--- Directions for this task ---
Restate the listing below word for word, omitting any images.

===============

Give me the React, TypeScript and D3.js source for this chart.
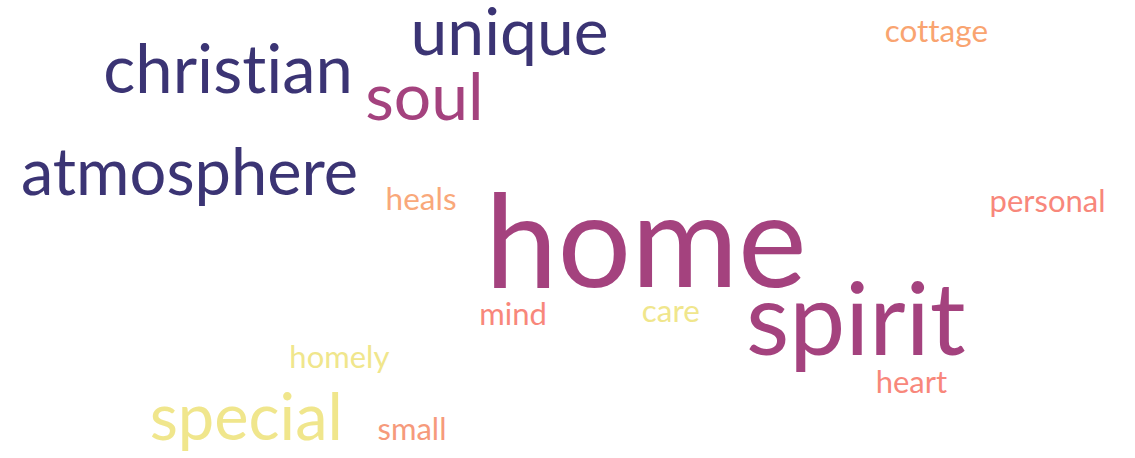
import React from "react";
import * as d3 from "d3";

const words = ["home", "spirit", "christian", "atmosphere", "unique", "soul", "special", "cottage", "personal", "heals", "heart", "mind", "care", "homely", "small"];
const counts = [52, 40, 26.8, 26, 26.4, 26.4, 26, 12.6, 12.4, 12.6, 12.4, 12.4, 12.6, 12.4, 12.4];
const colors = ["#a4427e", "#a4427e", "#3b3474", "#3b3474", "#3b3474", "#a4427e", "#f0e68c", "#f9a470", "#f8877b", "#f9a87a", "#f8877b", "#f8877b", "#f0e68c", "#f0e68c", "#f69a7b"];
// layout positions (centre x, baseline y) in layout units 0..1
const posX = [0.569, 0.754, 0.201, 0.167, 0.449, 0.374, 0.217, 0.825, 0.923, 0.371, 0.803, 0.452, 0.591, 0.299, 0.363];
const posY = [0.627, 0.775, 0.203, 0.426, 0.12, 0.262, 0.961, 0.092, 0.463, 0.459, 0.858, 0.71, 0.703, 0.803, 0.961];

export default function App() {
  const W = 1135, H = 458;
  const x = d3.scaleLinear().domain([0, 1]).range([0, W]);
  const y = d3.scaleLinear().domain([0, 1]).range([0, H]);
  const size = d3.scaleLinear().domain([0, d3.max(counts) as number]).range([0, 130]);
  return (
    <svg width={W} height={H} style={{ position: "absolute", left: 0, top: 0, background: "#fff" }}>
      {words.map((w, i) => (
        <text
          key={w}
          x={x(posX[i])}
          y={y(posY[i])}
          textAnchor="middle"
          fontFamily="Lato"
          fontSize={size(counts[i])}
          fill={colors[i]}
          style={{ fontVariantLigatures: "none", fontFeatureSettings: '"liga" 0, "clig" 0' }}
        >
          {w}
        </text>
      ))}
    </svg>
  );
}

===============

--- Exercise result ---
Give me the React, TypeScript and D3.js source for this chart.
import React from "react";
import * as d3 from "d3";

const words = ["home", "spirit", "christian", "atmosphere", "unique", "soul", "special", "cottage", "personal", "heals", "heart", "mind", "care", "homely", "small"];
const counts = [52, 40, 26.8, 26, 26.4, 26.4, 26, 12.6, 12.4, 12.6, 12.4, 12.4, 12.6, 12.4, 12.4];
const colors = ["#a4427e", "#a4427e", "#3b3474", "#3b3474", "#3b3474", "#a4427e", "#f0e68c", "#f9a470", "#f8877b", "#f9a87a", "#f8877b", "#f8877b", "#f0e68c", "#f0e68c", "#f69a7b"];
// layout positions (centre x, baseline y) in layout units 0..1
const posX = [0.569, 0.754, 0.201, 0.167, 0.449, 0.374, 0.217, 0.825, 0.923, 0.371, 0.803, 0.452, 0.591, 0.299, 0.363];
const posY = [0.627, 0.775, 0.203, 0.426, 0.12, 0.262, 0.961, 0.092, 0.463, 0.459, 0.858, 0.71, 0.703, 0.803, 0.961];

export default function App() {
  const W = 1135, H = 458;
  const x = d3.scaleLinear().domain([0, 1]).range([0, W]);
  const y = d3.scaleLinear().domain([0, 1]).range([0, H]);
  const size = d3.scaleLinear().domain([0, d3.max(counts) as number]).range([0, 130]);
  return (
    <svg width={W} height={H} style={{ position: "absolute", left: 0, top: 0, background: "#fff" }}>
      {words.map((w, i) => (
        <text
          key={w}
          x={x(posX[i])}
          y={y(posY[i])}
          textAnchor="middle"
          fontFamily="Lato"
          fontSize={size(counts[i])}
          fill={colors[i]}
          style={{ fontVariantLigatures: "none", fontFeatureSettings: '"liga" 0, "clig" 0' }}
        >
          {w}
        </text>
      ))}
    </svg>
  );
}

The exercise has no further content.